The connection runs deeper than one training rotation. The Army’s NASA Detachment at Johnson Space Center, the unit that has fed active-duty soldiers into the astronaut corps since 1978, now has Rubio as its most senior crewmember. The detachment also includes Col. Anne McClain, a veteran astronaut who serves as its commander, and Chief Warrant Officer 3 Joseph “Ben” Bailey, who in 2025 became the first Army warrant officer ever selected as an astronaut candidate. Rubio’s seat puts an active-duty soldier on an Artemis crew rotation for the first time, a setup that differs from the Georgia Tech alumni on the Artemis II crew who flew the previous mission.
Frequently Asked Questions
Who are the four Artemis III astronauts?
NASA on Tuesday named Randy Bresnik (commander), Luca Parmitano (pilot), Frank Rubio, and Andre Douglas as mission specialists, with Bob Hines as backup. Parmitano, who became the first Italian to command the space station during Expedition 61 in 2019, is the first European Space Agency astronaut assigned to any Artemis mission.
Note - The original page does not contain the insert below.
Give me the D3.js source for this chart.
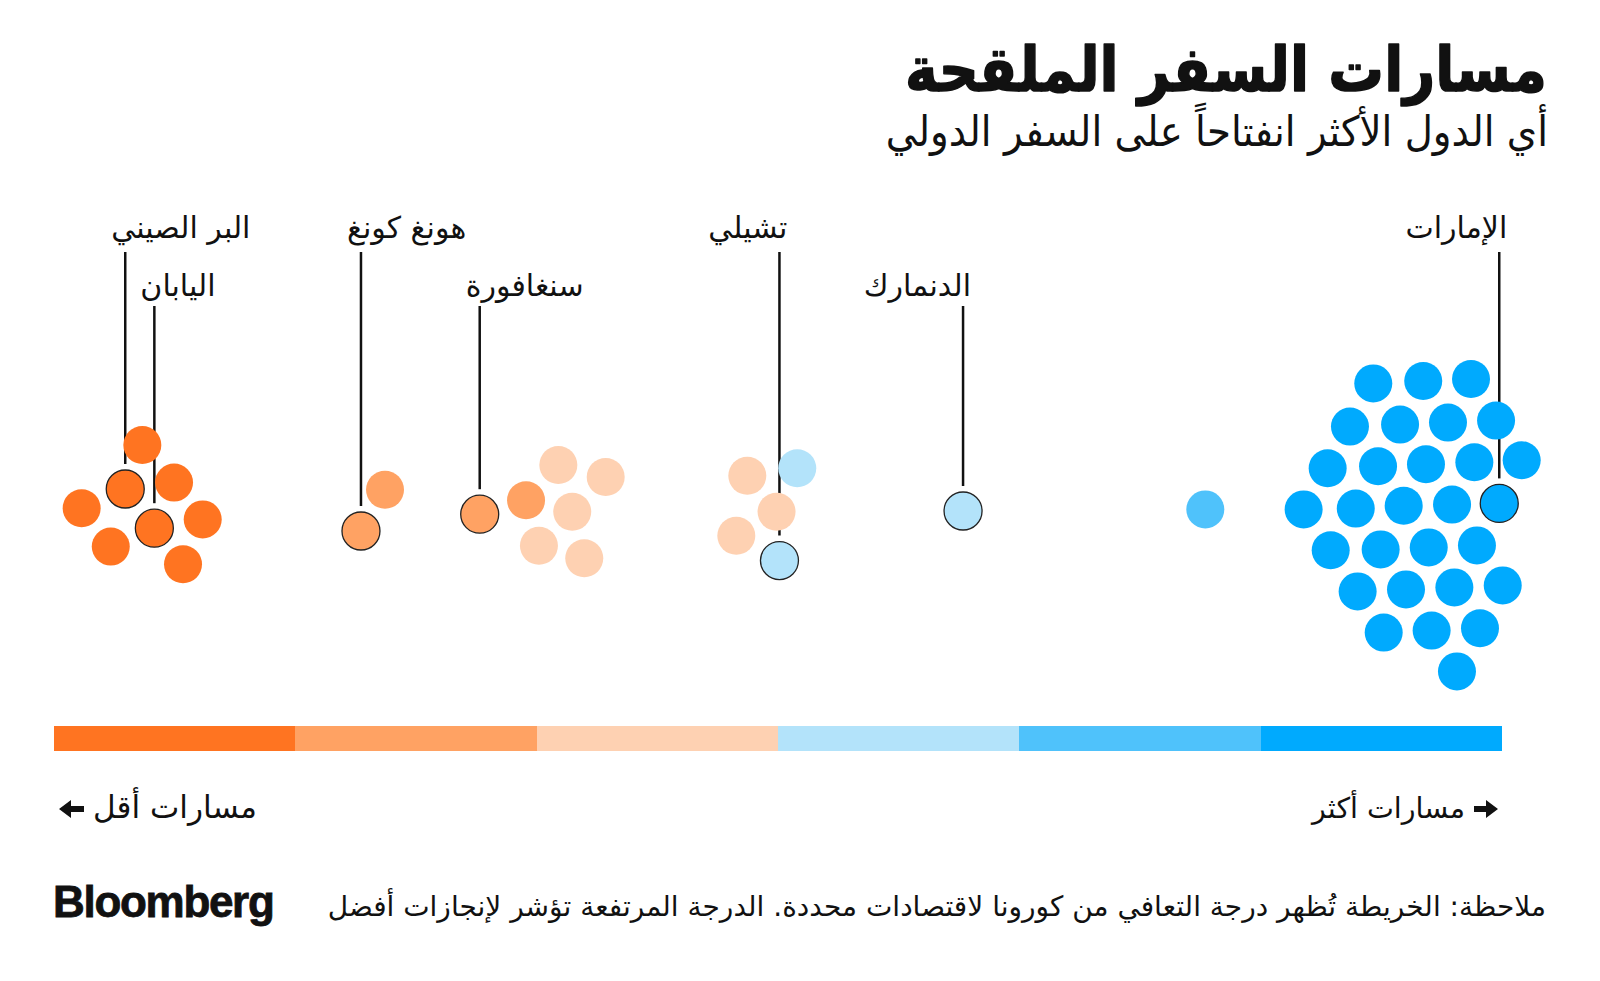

What will Artemis III do in orbit?
Artemis III will launch on the Space Launch System and meet a Blue Origin Blue Moon lander test article and a SpaceX Starship test article in low Earth orbit, spending about two days docked with the first and about a day with the second. The mission will mark the first crewed flight to demonstrate rendezvous and docking with two different commercial human landing systems in the same mission.
Why is Frank Rubio on this crew?
Rubio holds the American record for the longest single spaceflight at 371 days, set on the International Space Station between September 2022 and September 2023. He is part of NASA’s 2017 astronaut candidate class and the only Artemis III crewmember with a year-plus spaceflight behind him, putting the most flight time of any astronaut on the crew.
When does Artemis III launch?
NASA has Artemis III targeted for 2027. The agency said in Tuesday’s release that the mission is currently scheduled for mid-2027, with rocket processing already underway at Kennedy Space Center and engine installation onto the core stage planned for this summer.
How does Artemis III fit into the Moon program?
Artemis III is the second crewed flight of the Artemis program, following the Artemis II mission that completed a crewed lunar flyby in April 2026. The mission’s docking demonstrations will be the first time a crewed spacecraft has met two different commercial lunar lander test articles in a single flight, a key test for the planned 2028 South Pole landing by Artemis IV.